- _PROBLEM DETAILS_
Show every line that has the string "this" in it.

- _DATASET EXTRACT_
--- BEGIN ---

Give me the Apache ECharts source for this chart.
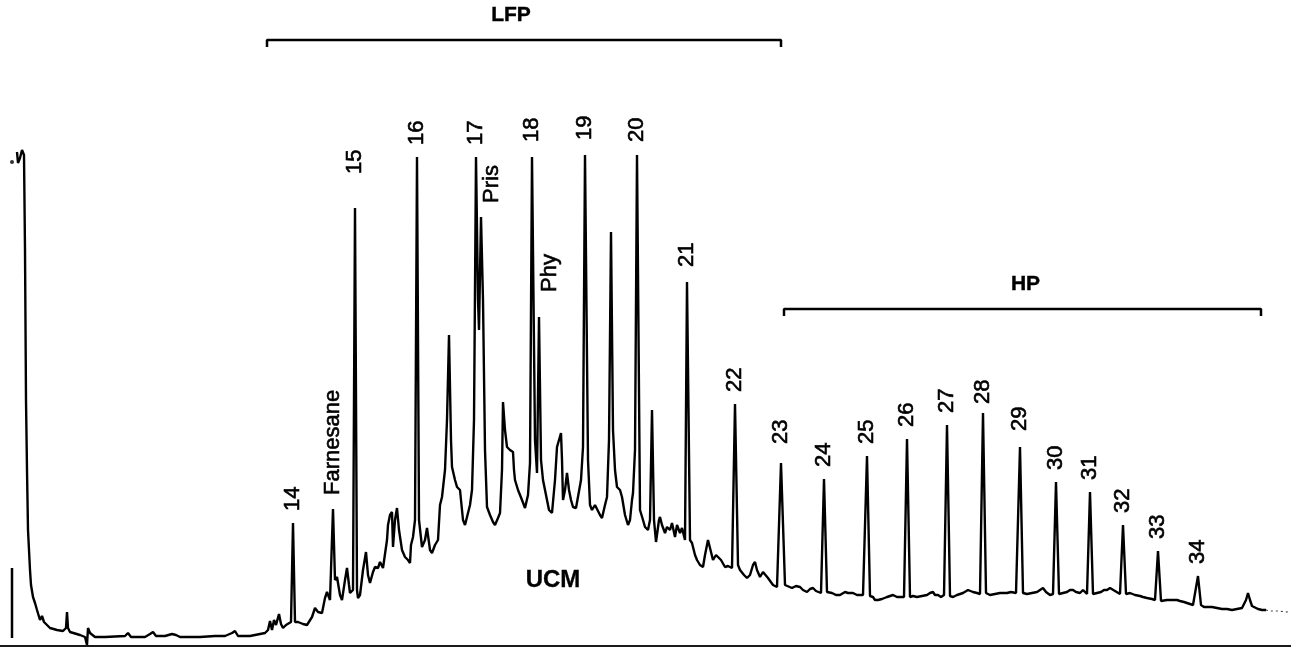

--- END ---
--- BEGIN ---

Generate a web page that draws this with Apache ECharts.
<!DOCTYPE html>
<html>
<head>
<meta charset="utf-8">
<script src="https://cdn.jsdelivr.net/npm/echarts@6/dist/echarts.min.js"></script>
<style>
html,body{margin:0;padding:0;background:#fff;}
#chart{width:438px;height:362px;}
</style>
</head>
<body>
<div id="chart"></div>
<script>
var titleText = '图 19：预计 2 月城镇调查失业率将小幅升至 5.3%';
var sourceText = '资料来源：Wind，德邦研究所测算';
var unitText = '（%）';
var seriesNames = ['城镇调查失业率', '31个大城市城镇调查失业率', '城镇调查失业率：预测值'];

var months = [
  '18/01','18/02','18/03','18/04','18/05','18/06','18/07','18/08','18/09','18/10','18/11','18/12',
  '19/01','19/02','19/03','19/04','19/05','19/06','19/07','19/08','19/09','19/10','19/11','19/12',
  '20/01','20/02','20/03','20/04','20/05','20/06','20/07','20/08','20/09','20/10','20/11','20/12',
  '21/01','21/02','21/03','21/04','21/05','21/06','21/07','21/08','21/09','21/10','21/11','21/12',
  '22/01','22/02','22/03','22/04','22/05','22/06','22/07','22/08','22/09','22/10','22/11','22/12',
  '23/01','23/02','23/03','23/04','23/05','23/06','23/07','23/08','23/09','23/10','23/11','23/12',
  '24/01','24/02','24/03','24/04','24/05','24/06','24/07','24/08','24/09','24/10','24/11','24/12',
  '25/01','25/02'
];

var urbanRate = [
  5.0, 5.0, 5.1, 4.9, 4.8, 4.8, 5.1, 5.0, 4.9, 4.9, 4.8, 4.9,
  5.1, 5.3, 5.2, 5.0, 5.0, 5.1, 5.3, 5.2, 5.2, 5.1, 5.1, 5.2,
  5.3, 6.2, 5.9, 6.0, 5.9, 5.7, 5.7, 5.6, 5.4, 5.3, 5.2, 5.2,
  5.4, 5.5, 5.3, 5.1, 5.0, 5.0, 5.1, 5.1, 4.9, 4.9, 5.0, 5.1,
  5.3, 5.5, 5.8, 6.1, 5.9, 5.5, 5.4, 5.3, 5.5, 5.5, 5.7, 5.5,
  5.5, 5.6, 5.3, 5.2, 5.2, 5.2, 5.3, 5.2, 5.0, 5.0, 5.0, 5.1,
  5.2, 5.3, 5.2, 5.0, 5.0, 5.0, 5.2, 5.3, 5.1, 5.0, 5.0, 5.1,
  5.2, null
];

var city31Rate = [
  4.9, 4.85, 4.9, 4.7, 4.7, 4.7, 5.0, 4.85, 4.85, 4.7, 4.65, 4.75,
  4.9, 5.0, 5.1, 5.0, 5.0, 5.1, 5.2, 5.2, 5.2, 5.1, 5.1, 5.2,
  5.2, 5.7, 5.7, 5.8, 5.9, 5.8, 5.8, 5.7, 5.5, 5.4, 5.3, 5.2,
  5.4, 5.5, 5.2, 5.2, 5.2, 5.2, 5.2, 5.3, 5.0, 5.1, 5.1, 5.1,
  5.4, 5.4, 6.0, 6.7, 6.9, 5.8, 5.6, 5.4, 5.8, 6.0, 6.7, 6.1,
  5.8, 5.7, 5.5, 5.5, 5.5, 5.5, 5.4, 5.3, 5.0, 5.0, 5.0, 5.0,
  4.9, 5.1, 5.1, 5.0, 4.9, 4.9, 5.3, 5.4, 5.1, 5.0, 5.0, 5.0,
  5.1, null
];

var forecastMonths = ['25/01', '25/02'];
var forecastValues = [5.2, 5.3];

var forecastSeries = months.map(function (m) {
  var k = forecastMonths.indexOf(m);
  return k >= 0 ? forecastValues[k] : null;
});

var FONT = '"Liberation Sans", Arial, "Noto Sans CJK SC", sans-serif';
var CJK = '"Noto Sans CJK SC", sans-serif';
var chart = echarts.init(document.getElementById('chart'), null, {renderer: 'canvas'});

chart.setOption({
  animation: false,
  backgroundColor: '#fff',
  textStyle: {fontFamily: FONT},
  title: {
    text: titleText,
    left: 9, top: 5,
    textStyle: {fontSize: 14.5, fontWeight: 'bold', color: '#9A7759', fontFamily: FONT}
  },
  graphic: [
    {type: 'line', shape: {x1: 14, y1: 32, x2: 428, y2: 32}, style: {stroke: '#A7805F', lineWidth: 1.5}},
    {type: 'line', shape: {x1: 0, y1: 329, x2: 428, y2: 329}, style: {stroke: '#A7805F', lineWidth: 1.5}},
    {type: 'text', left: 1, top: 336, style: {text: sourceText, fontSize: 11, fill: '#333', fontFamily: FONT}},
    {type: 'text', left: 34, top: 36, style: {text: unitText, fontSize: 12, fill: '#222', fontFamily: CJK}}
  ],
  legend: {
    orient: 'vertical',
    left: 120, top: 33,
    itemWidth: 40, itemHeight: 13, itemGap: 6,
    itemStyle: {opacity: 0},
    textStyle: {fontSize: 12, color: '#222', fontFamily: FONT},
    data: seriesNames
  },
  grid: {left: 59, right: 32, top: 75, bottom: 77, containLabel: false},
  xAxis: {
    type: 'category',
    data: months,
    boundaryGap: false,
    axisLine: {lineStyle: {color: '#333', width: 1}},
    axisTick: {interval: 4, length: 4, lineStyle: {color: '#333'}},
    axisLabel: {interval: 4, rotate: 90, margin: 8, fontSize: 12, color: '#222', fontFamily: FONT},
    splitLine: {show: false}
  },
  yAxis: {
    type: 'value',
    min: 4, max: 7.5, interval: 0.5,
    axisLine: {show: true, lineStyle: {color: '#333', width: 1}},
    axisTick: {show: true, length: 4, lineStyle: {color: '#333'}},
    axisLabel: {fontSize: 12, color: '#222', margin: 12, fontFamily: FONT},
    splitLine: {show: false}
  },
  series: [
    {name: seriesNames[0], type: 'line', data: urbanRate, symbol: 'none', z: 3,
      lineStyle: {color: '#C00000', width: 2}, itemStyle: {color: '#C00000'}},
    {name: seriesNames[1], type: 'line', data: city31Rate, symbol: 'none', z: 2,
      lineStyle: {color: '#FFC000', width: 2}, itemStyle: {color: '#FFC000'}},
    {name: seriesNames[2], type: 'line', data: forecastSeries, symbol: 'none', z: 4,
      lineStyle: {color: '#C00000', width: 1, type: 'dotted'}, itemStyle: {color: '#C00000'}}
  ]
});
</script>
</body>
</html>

--- END ---

- _REPLY_
Give me the Apache ECharts source for this chart.
Generate a web page that draws this with Apache ECharts.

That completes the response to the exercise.